Happy birthday, Dr. A! In particular, happy centenary!

When I mentioned to my wife this morning that it was the 100th anniversary of Asimov’s birth, she said, “Oh, so you should read 100 of his books to celebrate.” Reading 100 Asimov books over the course of the year would indeed be fitting.

Meanwhile, we’ve got today’s reading to look into.

Books 100, 200, and 300 are, of course, the very aptly named Opus 100, Opus 200, and Opus 300 respectively. Houghton-Mifflin declined to do an Opus 400. According to Asimov, this is because they were getting to be too close together. Opus 100 came out in 1969, Opus 200 in 1979, and Opus 300 in 1984. Book 400 was published in 1988, so one can appreciate their position.

Book 400 is Earth: Our Home Base, which is probably among the 100 shortest books. It’s a science juvenile and over thirty years out of date, so I can’t recommend it.

Book 500 is probably The Mammoth Book of Fantastic Science Fiction. We don’t know for sure, because Asimov stopped keeping his official list with book 469, and everything after is unclear. Indeed, one could argue that we don’t even know if there was a Book 500, but I’m quite confident there is. (My own list ends with book 513.)

Of those five books, the best to go with is clearly Opus 100. All the Opus books are among Asimov’s best, but this is the best of the three. It has a sort of giddy quality, as if the Good Doctor could not quite believe he actually made it to one hundred. It also has some entertaining anecdotes, including one that ends with the immortal line, “When Isaac Asimov says it’s so, he sometimes makes an egregious ass of himself.” Plus it has “The Holmes-Ginsbook Device,” which Asimov never anthologized outside of Opus 100. (It has appeared elsewhere, just not in any of Asimov’s anthologies.) The story is very funny, although it hasn’t aged well due to its exuberant sexism. That kind of blatant objectification of women was hardly uncommon in the late 60s, even among liberals, so one may yet be able to look past that and enjoy the story.

There is, however, a fly in the ointment. There are actually two Book 200s. In the late 1970s, Doubleday, one of Asimov’s main publishers, had managed to convince Asimov to write an autobiography, the first volume of which was scheduled to come out at a point where it might be Book 200. Houghton-Mifflin, Asimov’s other main publisher, wanted the honor of doing Book 200 since they’d done Book 100. Doubleday, for its part, figured that since Houghton-Mifflin got to do Book 100, they should get to do Book 200. The ensuing compromise was this tie for 200th place.

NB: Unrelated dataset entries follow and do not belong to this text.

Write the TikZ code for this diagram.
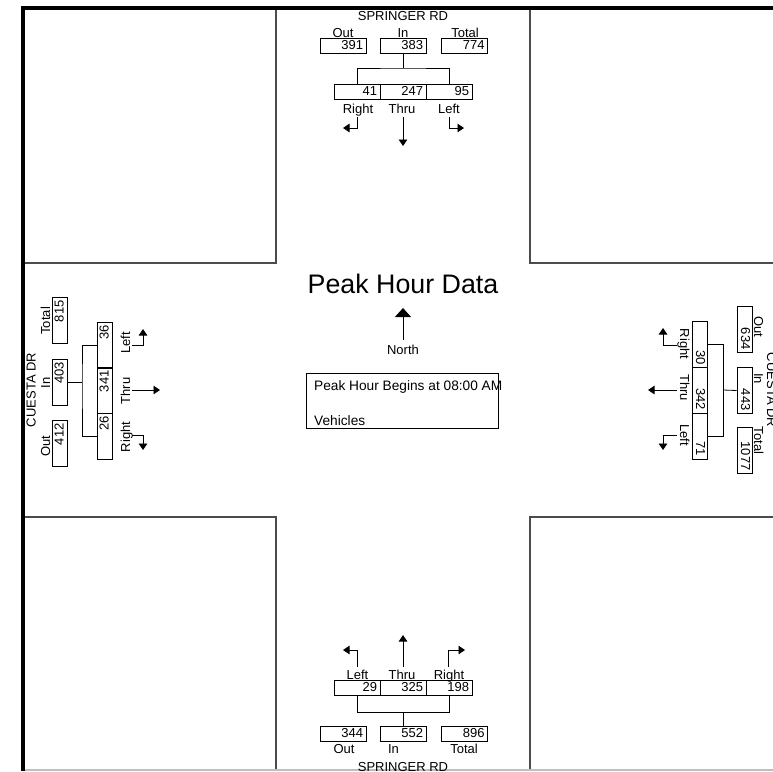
\documentclass[tikz,border=0pt]{standalone}
\usepackage{fontspec}
\setmainfont{Liberation Sans}
\usetikzlibrary{arrows.meta, positioning}
\newcommand{\lblfont}{\fontsize{13}{15}\selectfont}
\newcommand{\infofont}{\fontsize{13.7}{16}\selectfont}
\newcommand{\titlefont}{\fontsize{26.8}{30}\selectfont}

\begin{document}
\begin{tikzpicture}[
  x=1pt, y=-1pt,
  cnt/.style={draw, line width=0.8pt, minimum height=15pt, text width=40pt, align=right, inner xsep=3pt, inner ysep=0pt, text height=9.5pt, text depth=2.5pt, font=\lblfont},
  lbl/.style={inner sep=0pt, font=\lblfont, anchor=base},
  blk/.style={draw=black!70, line width=1.3pt},
  brk/.style={line width=0.8pt},
  mv/.style={-{Triangle[length=6.5pt, width=8.5pt]}, line width=0.8pt}
]
\useasboundingbox (0,0) rectangle (773,771);

% corner blocks and frame
\draw[blk] (276,8) -- (276,263) -- (22,263);
\draw[blk] (530,8) -- (530,263) -- (773,263);
\draw[blk] (22,517) -- (276,517) -- (276,771);
\draw[blk] (773,517) -- (530,517) -- (530,771);
\draw[black!25, line width=1.5pt] (22,770) -- (773,770);
\draw[line width=4pt] (22.8,771) -- (22.8,8) -- (773,8);

% north approach
\node[lbl] (road-n) at (403,20) {SPRINGER RD};
\node[cnt] (out-n) at (343,46) {391};
\node[cnt] (in-n) at (403,46) {383};
\node[cnt] (tot-n) at (464.5,46) {774};
\node[lbl] (outl-n) at (343,37.3) {Out};
\node[lbl] (inl-n) at (403,37.3) {In};
\node[lbl] (totl-n) at (465,37.3) {Total};
\node[cnt] (rt-n) at (357,91.5) {41};
\node[cnt] (th-n) at (403,91.5) {247};
\node[cnt] (lt-n) at (449,91.5) {95};
\node[lbl] (rtl-n) at (358,113.3) {Right};
\node[lbl] (thl-n) at (402,113.3) {Thru};
\node[lbl] (ltl-n) at (449,113.3) {Left};
\coordinate (brk-n) at (403,68);
\draw[brk] (in-n.south) -- (brk-n);
\draw[brk] (rt-n.north) |- (brk-n) -| (lt-n.north);
\coordinate (rt-n-a) at (357,117);
\coordinate (rt-n-b) at (343,128);
\coordinate (th-n-a) at (403,117);
\coordinate (th-n-b) at (403,146);
\coordinate (lt-n-a) at (449,117);
\coordinate (lt-n-b) at (464,128);
\draw[mv] (rt-n-a) |- (rt-n-b);
\draw[mv] (th-n-a) -- (th-n-b);
\draw[mv] (lt-n-a) |- (lt-n-b);

% south approach
\coordinate (lt-s-a) at (357,667);
\coordinate (lt-s-b) at (343,650);
\coordinate (th-s-a) at (403,667);
\coordinate (th-s-b) at (403,635);
\coordinate (rt-s-a) at (448,667);
\coordinate (rt-s-b) at (465,650);
\draw[mv] (lt-s-a) |- (lt-s-b);
\draw[mv] (th-s-a) -- (th-s-b);
\draw[mv] (rt-s-a) |- (rt-s-b);
\node[lbl] (ltl-s) at (357.5,679) {Left};
\node[lbl] (thl-s) at (402,679) {Thru};
\node[lbl] (rtl-s) at (449,679) {Right};
\node[cnt] (lt-s) at (357,687.5) {29};
\node[cnt] (th-s) at (403,687.5) {325};
\node[cnt] (rt-s) at (449,687.5) {198};
\coordinate (brk-s) at (403,712);
\draw[brk] (lt-s.south) |- (brk-s) -| (rt-s.south);
\node[cnt] (out-s) at (343,733.5) {344};
\node[cnt] (in-s) at (403,733.5) {552};
\node[cnt] (tot-s) at (464.5,733.5) {896};
\draw[brk] (brk-s) -- (in-s.north);
\node[lbl] (outl-s) at (344,753.3) {Out};
\node[lbl] (inl-s) at (393.5,753.3) {In};
\node[lbl] (totl-s) at (464,753.3) {Total};
\node[lbl] (road-s) at (403,771) {SPRINGER RD};

% west approach
\node[lbl, rotate=90] (road-w) at (35.7,390) {CUESTA DR};
\node[cnt, rotate=90] (tot-w) at (60,320.5) {815};
\node[cnt, rotate=90] (in-w) at (60,382) {403};
\node[cnt, rotate=90] (out-w) at (60,443.5) {412};
\node[lbl, rotate=90] (totl-w) at (50,320.8) {Total};
\node[lbl, rotate=90] (inl-w) at (50,383) {In};
\node[lbl, rotate=90] (outl-w) at (50,446) {Out};
\node[cnt, rotate=90] (lt-w) at (105,345) {36};
\node[cnt, rotate=90] (th-w) at (105,390.5) {341};
\node[cnt, rotate=90] (rt-w) at (105,436) {26};
\node[lbl, rotate=90] (ltl-w) at (130,343) {Left};
\node[lbl, rotate=90] (thl-w) at (130,391) {Thru};
\node[lbl, rotate=90] (rtl-w) at (130,437) {Right};
\coordinate (brk-w) at (82,382);
\draw[brk] (in-w.south) -- (brk-w);
\draw[brk] (lt-w.north) -| (brk-w) |- (rt-w.north);
\coordinate (lt-w-a) at (132,345);
\coordinate (lt-w-b) at (143,329);
\coordinate (th-w-a) at (132,390);
\coordinate (th-w-b) at (160,390);
\coordinate (rt-w-a) at (132,435);
\coordinate (rt-w-b) at (143,450);
\draw[mv] (lt-w-a) -| (lt-w-b);
\draw[mv] (th-w-a) -- (th-w-b);
\draw[mv] (rt-w-a) -| (rt-w-b);

% east approach
\node[lbl, rotate=-90] (road-e) at (767,390) {CUESTA DR};
\node[cnt, rotate=-90] (out-e) at (744.5,329.5) {634};
\node[cnt, rotate=-90] (in-e) at (744.5,390.5) {443};
\node[cnt, rotate=-90] (tot-e) at (744.5,450.5) {1077};
\node[lbl, rotate=-90] (outl-e) at (754,327) {Out};
\node[lbl, rotate=-90] (inl-e) at (754,378.5) {In};
\node[lbl, rotate=-90] (totl-e) at (754,440.5) {Total};
\node[cnt, rotate=-90] (rt-e) at (699.5,344.5) {30};
\node[cnt, rotate=-90] (th-e) at (699.5,390) {342};
\node[cnt, rotate=-90] (lt-e) at (699.5,436) {71};
\node[lbl, rotate=-90] (rtl-e) at (680,344) {Right};
\node[lbl, rotate=-90] (thl-e) at (680,387.5) {Thru};
\node[lbl, rotate=-90] (ltl-e) at (680,435) {Left};
\coordinate (brk-e) at (723,390);
\draw[brk] (in-e.south) -- (brk-e);
\draw[brk] (rt-e.north) -| (brk-e) |- (lt-e.north);
\coordinate (rt-e-a) at (677,345);
\coordinate (rt-e-b) at (663,328);
\coordinate (th-e-a) at (677,390);
\coordinate (th-e-b) at (648,390);
\coordinate (lt-e-a) at (677,435);
\coordinate (lt-e-b) at (663,450);
\draw[mv] (rt-e-a) -| (rt-e-b);
\draw[mv] (th-e-a) -- (th-e-b);
\draw[mv] (lt-e-a) -| (lt-e-b);

% centre
\node[inner sep=0pt, font=\titlefont, anchor=base] (title) at (403,293) {Peak Hour Data};
\coordinate (north-a) at (403,340);
\coordinate (north-b) at (403,308);
\draw[line width=0.8pt, -{Triangle[length=9pt, width=16pt]}] (north-a) -- (north-b);
\node[lbl] (north) at (403,354) {North};
\node[draw, line width=0.8pt, minimum width=192pt, minimum height=55pt, inner sep=0pt] (info) at (402,400.5) {};
\node[lbl, font=\infofont, anchor=base west] (begins) at (314,390) {Peak Hour Begins at 08:00 AM};
\node[lbl, font=\infofont, anchor=base west] (units) at (314,425) {Vehicles};
\end{tikzpicture}
\end{document}
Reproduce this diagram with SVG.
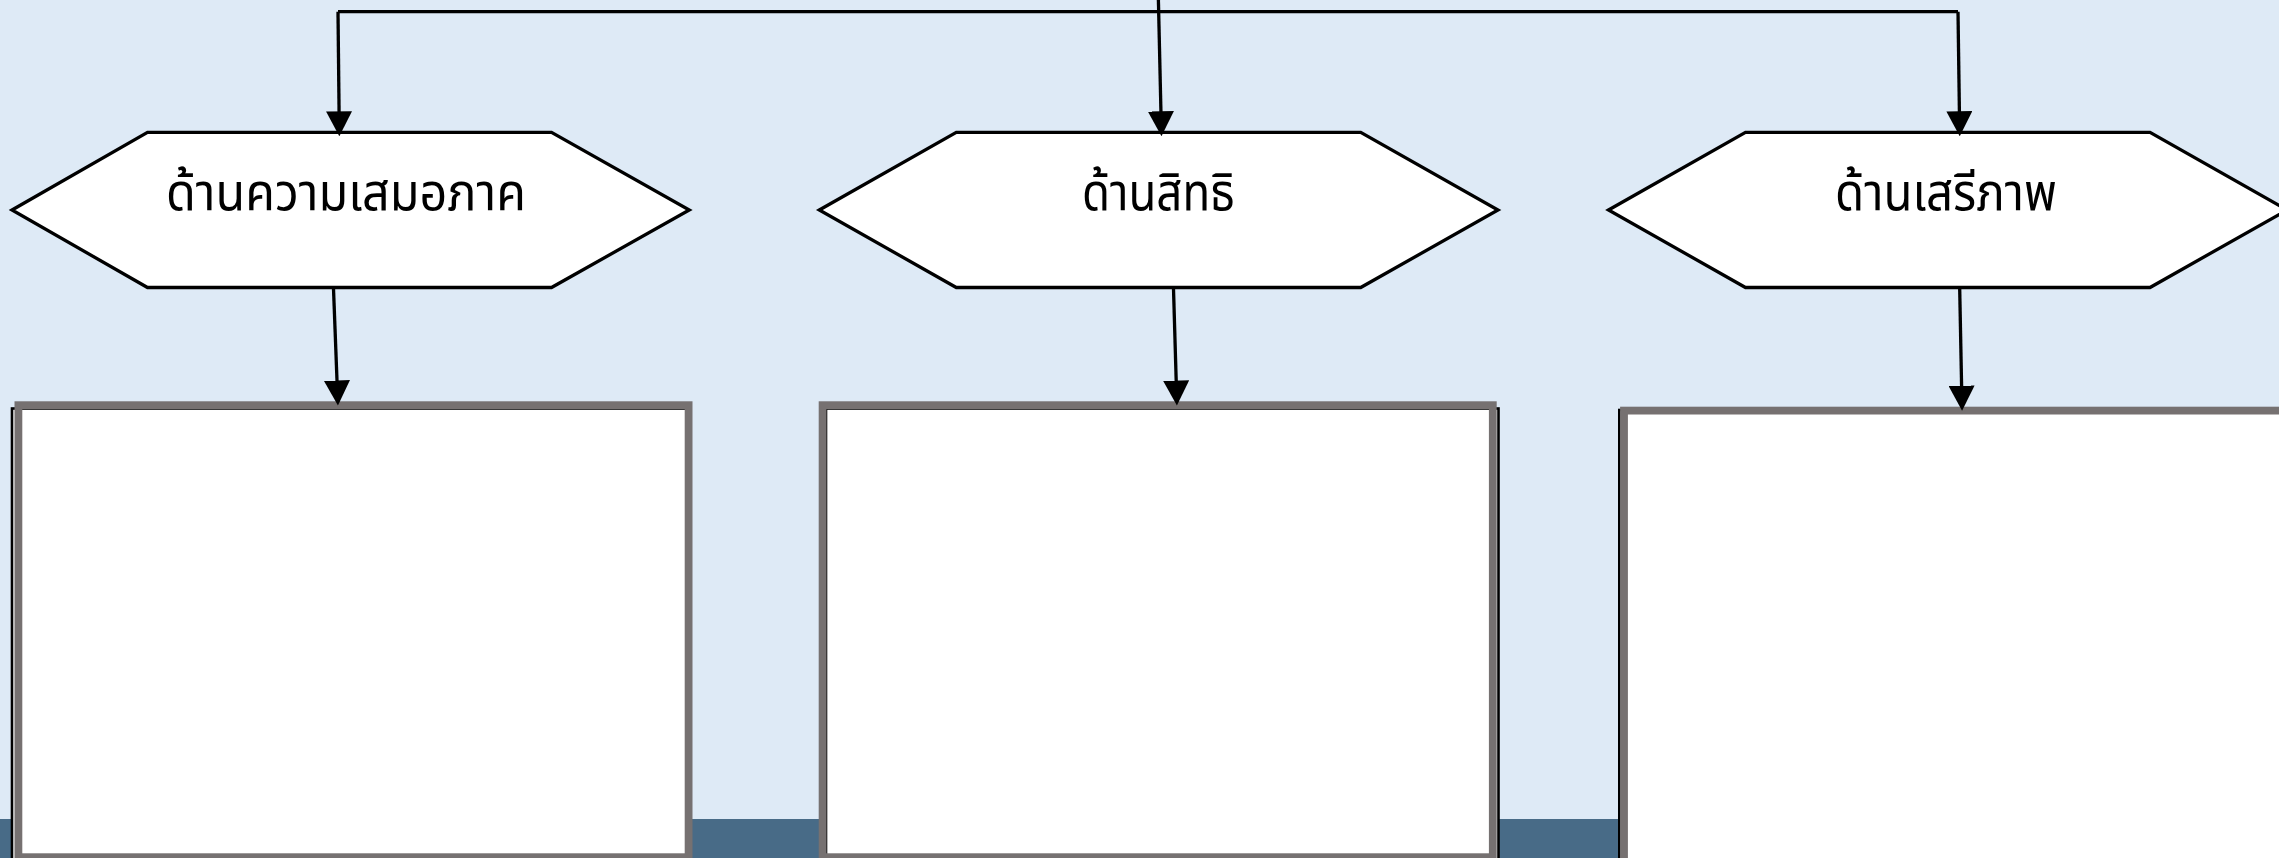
<svg xmlns="http://www.w3.org/2000/svg" width="2279" height="858" viewBox="0 0 2279 858">
<style>
.hex{fill:#ffffff;stroke:#000000;stroke-width:3.3;stroke-linejoin:miter}
.lbl{font-family:"Noto Sans Thai","Noto Sans","DejaVu Sans",sans-serif;font-size:52px;font-weight:400;fill:#000000;text-anchor:middle}
.box{fill:none;stroke:#767171;stroke-width:7.8}
.under{fill:#ffffff;stroke:#000000;stroke-width:2.6}
.con{fill:none;stroke:#000000;stroke-width:3.3}
.arr{fill:none;stroke:#000000;stroke-width:3.3;marker-end:url(#ah)}
</style>
<defs>
<marker id="ah" markerUnits="userSpaceOnUse" viewBox="0 0 25 26" markerWidth="25" markerHeight="26" refX="21" refY="13" orient="auto">
<path d="M0,0 L25,13 L0,26 z" fill="#000000"/>
</marker>
</defs>
<rect x="0" y="0" width="2279" height="858" fill="#deeaf6"/>
<rect x="0" y="819" width="2279" height="39" fill="#486b87"/>

<g id="node-equality">
<polygon class="hex" points="12,210 147.5,132.3 551.5,132.3 689.3,210 551.5,287.5 147.5,287.5"/>
<text class="lbl" x="346" y="210" textLength="360" lengthAdjust="spacingAndGlyphs">ด้านความเสมอภาค</text>
</g>
<g id="node-rights">
<polygon class="hex" points="819.3,210 956.3,132.3 1360.7,132.3 1498,210 1360.7,287.5 956.3,287.5"/>
<text class="lbl" x="1158.4" y="210" textLength="153" lengthAdjust="spacingAndGlyphs">ด้านสิทธิ</text>
</g>
<g id="node-liberty">
<polygon class="hex" points="1608.5,210 1745.5,132.3 2150,132.3 2287,210 2150,287.5 1745.5,287.5"/>
<text class="lbl" x="1946" y="210" textLength="222" lengthAdjust="spacingAndGlyphs">ด้านเสรีภาพ</text>
</g>

<g id="box-equality">
<rect class="under" x="12" y="408.5" width="676" height="460"/>
<rect class="box" x="18.4" y="405.2" width="670.2" height="452"/>
</g>
<g id="box-rights">
<rect class="under" x="826" y="408.5" width="672.5" height="460"/>
<rect class="box" x="822.6" y="405.2" width="670.2" height="452"/>
</g>
<g id="box-liberty">
<rect class="under" x="1619.3" y="410" width="700" height="460"/>
<rect class="box" x="1624" y="410.6" width="690" height="452"/>
</g>

<g id="connectors">
<path class="con" d="M338,11.7 L1958,11.7"/>
<path class="arr" d="M338,11.7 L339.3,132.3"/>
<path class="arr" d="M1158.4,0 L1161.4,132.3"/>
<path class="arr" d="M1958,11.7 L1959.7,132.3"/>
<path class="arr" d="M333.5,288.8 L337.8,401.5"/>
<path class="arr" d="M1173.5,288.8 L1176.8,401.5"/>
<path class="arr" d="M1959.7,288.8 L1962,406.7"/>
</g>
</svg>
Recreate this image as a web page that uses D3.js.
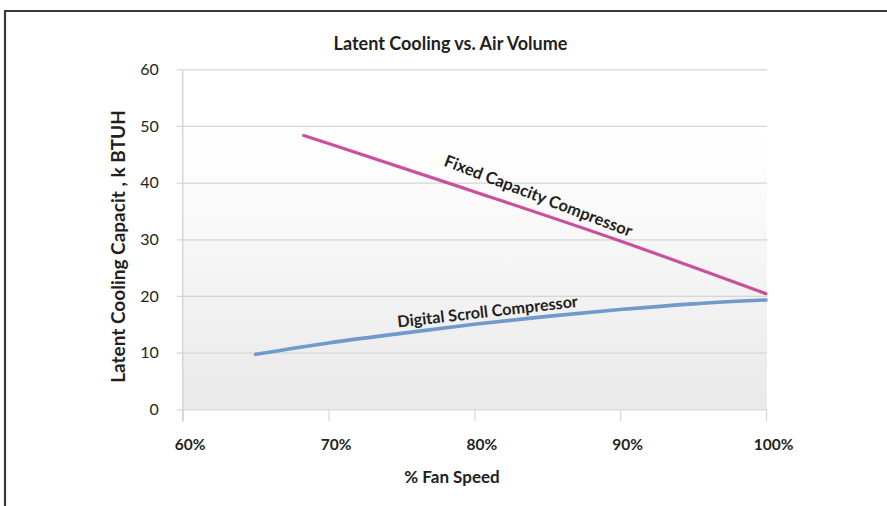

The other Book 200 is therefore In Memory Yet Green, the first volume of Asimov’s most complete autobiography. It is also the most important, since it covers his early years up to the point where he was teaching at Boston University and breaking from John W. Campbell’s tutelage.

So which of the two should one read? I would argue for Opus 100, because it’s a lot more fun. It also has a special place in my heart. The first piece of fan mail I wrote to Asimov was in early 1974. I asked him all kinds of questions about his life, and his response was, “Tell you what. I have written two autobiographical books OPUS 100 and THE EARLY ASIMOV. In three months a third one is coming out BEFORE THE GOLDEN AGE. You read those books (after all, you’re the president of a fan club) and then if you have any questions left over, you can ask them. (But I may not answer.)”

I’m sure that was his standard response to obnoxious twerps like me. If I’d asked him the same question five years later, he would have pointed me to In Memory Yet Green. Still, the fact that Asimov with his own fingers working away on his own typewriter recommended Opus 100 gives it a special place in my heart that is firmly a part of my own “golden age.”

One more note: Steven Cooper has recently finished an exhaustive—and I mean exhaustive—Asimov bibliography. It’s to be found at http://stevenac.net/asimov/Bibliography.htm. It is an incredible piece of work, beautifully and clearly laid out. I’ll add a link to the main review site, but meanwhile, please, do yourself a favor on Asimov’s centenary and give it a look. (And he agrees with me that given Asimov’s generous algorithm for counting books, he ended up over 500.)

Happy 100th birthday, Dr. A., and thank you ever so much for decades of entertainment and enlightenment.